Dr. Dale Tuggy, associate professor of philosophy at SUNY Fredonia, has received a Chancellor's Award for Internationaliz-ation to teach a new course, "Global Philosophy of Religion," to students in India during the 2012-2013 January term (J-term). He is one of only five professors throughout the SUNY system to receive this highly selective award.
The interdisciplinary course will create a unique opportunity for up to 16 Fredonia students to experience cross-cultural exchanges, explore new topics and forge new friendships with a comparable number of English-speaking Indian undergraduates enrolled in FLAME (Foundation for Liberal Arts and Management Education), located in Pune, the eighth-largest metropolitan area in India.
"I'm very excited about the award and the class," Tuggy said. "I agree with Chancellor Nancy Zimpher's aim of giving SUNY students more opportunities for international learning, and am glad that her office found our proposal worthy of support."
Dr. Dale Tuggy
Four day-long field trips, three guest lectures by an Indian philosopher, and participation in a course blog will supplement lecture-discussions. Excursions will take students to early medieval caves on Elephanta Island, sacred gardens, a Sikh Gurdwara and a hilltop Hindu temple complex. Classroom discussions will address concepts of the divine, eastern and western theories of religious pluralism, the basic religious thought and practices of Hinduism and Sikhism, as well as proselytism and religious conversion and alleged evidence that supports reincarnation.
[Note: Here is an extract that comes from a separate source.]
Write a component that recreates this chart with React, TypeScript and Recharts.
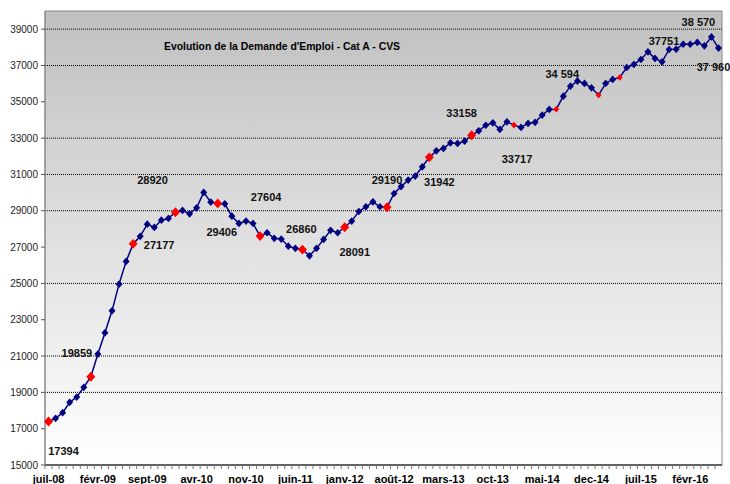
import React from 'react';
import {
  ComposedChart,
  Line,
  XAxis,
  YAxis,
  ReferenceLine,
  ReferenceArea,
  LabelList,
} from 'recharts';

// monthly values, juil-08 .. juin-16
const demand = [
  17394, 17570, 17880, 18450, 18740, 19280, 19859, 21110, 22280, 23490, 24960, 26210,
  27177, 27590, 28260, 28080, 28480, 28580, 28920, 29020, 28830, 29160, 30010, 29480,
  29406, 29380, 28700, 28300, 28430, 28300, 27604, 27790, 27480, 27440, 27050, 26930,
  26860, 26520, 26930, 27420, 27920, 27790, 28091, 28430, 28960, 29220, 29490, 29220,
  29190, 29950, 30330, 30690, 30910, 31420, 31942, 32300, 32430, 32740, 32710, 32830,
  33158, 33400, 33710, 33840, 33480, 33900, 33717, 33590, 33810, 33870, 34270, 34580,
  34594, 35310, 35860, 36140, 36010, 35770, 35370, 36010, 36230, 36340, 36890, 37060,
  37330, 37751, 37390, 37200, 37880, 37900, 38170, 38170, 38270, 38080, 38570, 37960,
];

const monthNames = ['janv', 'févr', 'mars', 'avr', 'mai', 'juin', 'juil', 'août', 'sept', 'oct', 'nov', 'dec'];
const firstYear = 2008;
const firstMonth = 6;

const months = demand.map((_, i) => {
  const m = firstMonth + i;
  return `${monthNames[m % 12]}-${String(firstYear + Math.floor(m / 12)).slice(2)}`;
});

const yTicks = [15000, 17000, 19000, 21000, 23000, 25000, 27000, 29000, 31000, 33000, 35000, 37000, 39000];
const gridValues = [39000, 37000, 33000, 31000, 29000, 25000, 21000, 19000];

const bigRed = [0, 6, 12, 18, 24, 30, 36, 42, 48, 54, 60];
const smallRed = [66, 72, 78, 81];

const labelIdx = [0, 6, 12, 18, 24, 30, 36, 42, 48, 54, 60, 66, 72, 85, 94, 95];
const labelText = ['17394', '19859', '27177', '28920', '29406', '27604', '26860', '28091', '29190', '31942', '33158', '33717', '34 594', '37751', '38 570', '37 960'];

const title = "Evolution de la Demande d'Emploi - Cat A - CVS";

// label offsets from the point, px
const labelOffset: Record<number, [number, number]> = {
  0: [15, 30], 6: [-14, -24], 12: [26, 1], 18: [-23, -32], 24: [4, 29], 30: [6, -39],
  36: [-1, -20], 42: [10, 25], 48: [0, -27], 54: [10, 25], 60: [-10, -22], 66: [3, 34],
  72: [6, -35], 85: [16, -11], 94: [-13, -15], 95: [-5, 19],
};

const data = months.map((month, i) => ({ month, v: demand[i] }));

const W = 730;
const H = 484;
const LEFT = 45;
const RIGHT = 8;
const BAND = (W - LEFT - RIGHT) / demand.length;
const FONT = '"Liberation Sans", Arial, sans-serif';

const Diamond = ({ cx, cy, r, fill }: { cx: number; cy: number; r: number; fill: string }) => (
  <path d={`M${cx},${cy - r * 1.1}L${cx + r},${cy}L${cx},${cy + r * 1.1}L${cx - r},${cy}Z`} fill={fill} />
);

const renderDot = (props: any) => {
  const { cx, cy, index } = props;
  if (cx == null || cy == null) return <g key={`d${index}`} />;
  let fill = '#000080';
  let r = 3.5;
  if (bigRed.includes(index)) {
    fill = '#ff0000';
    r = 4.5;
  } else if (smallRed.includes(index)) {
    fill = '#ff0000';
    r = 3;
  }
  return <Diamond key={`d${index}`} cx={cx} cy={cy} r={r} fill={fill} />;
};

const renderLabel = (props: any) => {
  const { x, y, index } = props;
  const k = labelIdx.indexOf(index);
  if (k < 0) return null;
  const [dx, dy] = labelOffset[index];
  return (
    <text
      key={`l${index}`}
      x={x + dx}
      y={y + dy}
      dy="0.35em"
      textAnchor="middle"
      fontFamily={FONT}
      fontSize={11}
      fontWeight="bold"
      fill="#111"
    >
      {labelText[k]}
    </text>
  );
};

const MonthTick = (props: any) => {
  const { x, y, index, payload } = props;
  return (
    <g>
      <line x1={x - BAND / 2} x2={x - BAND / 2} y1={y} y2={y + 4} stroke="#777" />
      {index % 7 === 0 && (
        <text x={x} y={y + 18} textAnchor="middle" fontFamily={FONT} fontSize={11} fontWeight="bold" fill="#000">
          {payload.value}
        </text>
      )}
    </g>
  );
};

export default function App() {
  return (
    <div style={{ position: 'absolute', left: 0, top: 0, width: W, height: H, background: '#fff' }}>
      <ComposedChart width={W} height={H} data={data} margin={{ top: 11, right: RIGHT, bottom: 0, left: 0 }}>
        <defs>
          <linearGradient id="bg" x1="0" y1="0" x2="0" y2="1">
            <stop offset="0%" stopColor="#c0c0c0" />
            <stop offset="100%" stopColor="#ffffff" />
          </linearGradient>
        </defs>
        <ReferenceArea y1={15000} y2={40000} fill="url(#bg)" fillOpacity={1} stroke="#888" strokeWidth={1} />
        {gridValues.map((g) => (
          <ReferenceLine key={g} y={g} stroke="#000" strokeDasharray="1 1" strokeWidth={1} />
        ))}
        <XAxis
          dataKey="month"
          scale="band"
          interval={0}
          height={19}
          tickSize={0}
          tickMargin={0}
          tickLine={false}
          axisLine={{ stroke: '#000' }}
          tick={<MonthTick />}
        />
        <YAxis
          width={LEFT}
          domain={[15000, 40000]}
          ticks={yTicks}
          interval={0}
          tickSize={4}
          tickMargin={3}
          axisLine={{ stroke: '#888' }}
          tickLine={{ stroke: '#555' }}
          tick={{ fontSize: 10, fontFamily: FONT, fill: '#222' }}
        />
        <Line
          dataKey="v"
          stroke="#000080"
          strokeWidth={1.5}
          dot={renderDot}
          activeDot={false}
          isAnimationActive={false}
        >
          <LabelList dataKey="v" content={renderLabel} />
        </Line>
      </ComposedChart>
      <svg width={W} height={H} style={{ position: 'absolute', left: 0, top: 0, pointerEvents: 'none' }}>
        <text
          x={282}
          y={46}
          dy="0.35em"
          textAnchor="middle"
          fontFamily={FONT}
          fontSize={11}
          fontWeight="bold"
          fill="#000"
          textLength={236}
          lengthAdjust="spacingAndGlyphs"
        >
          {title}
        </text>
      </svg>
    </div>
  );
}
The idea to conduct a course having equal numbers of American and Indian students in India was conceived in 2011 and advances efforts made by Vice President for Academic Affairs Virginia Horvath to expand SUNY Fredonia's relationship with FLAME. Tuggy was sent by Dr. Horvath, who will become SUNY Fredonia's new president in July, to FLAME in January to work out practical matters and lay the groundwork for the study abroad class.
Tuggy began designing the course after hearing a presentation made by two fellow faculty members, Dance instructor Sam Kinney and Theatre professor Tom Loughlin, about their trip to India two years ago. He also learned about a group, led by Communication professor Ted Schwalbe and Horvath, which visited FLAME.
"When I was there in January, I hit it off with the people I met," Tuggy noted.
India is an appropriate site for the course, Tuggy explained. In addition to being the home of Hinduism, the third-largest religion in the world, and the origin of Buddhism, the fourth-largest, India has the second-largest number of English speakers, is the world's largest democracy, and continues to enjoy a robust economy. Additionally, SUNY Fredonia already has an agreement with FLAME to pursue faculty and student exchanges and collaborative courses to bring students and faculty together from both campuses.
There are no prerequisites for the course, which serves as an upper-level elective for students with a major or minor in philosophy or a minor in religious studies. Global Philosophy of Religion carries three credit hours and will run Dec. 28, 2012 to Jan. 21, 2013. Estimated costs, including tuition and fees, are $3,200.
"I think this will be a real adventure in intellectual and cultural diversity, and something our students, and theirs, will never forget," Tuggy said.
A Chancellor's Award, chosen by SUNY's Office of Global Affairs, provides $4,000 for new study abroad courses in a country less traveled for academic purposes, reducing student travel expenses.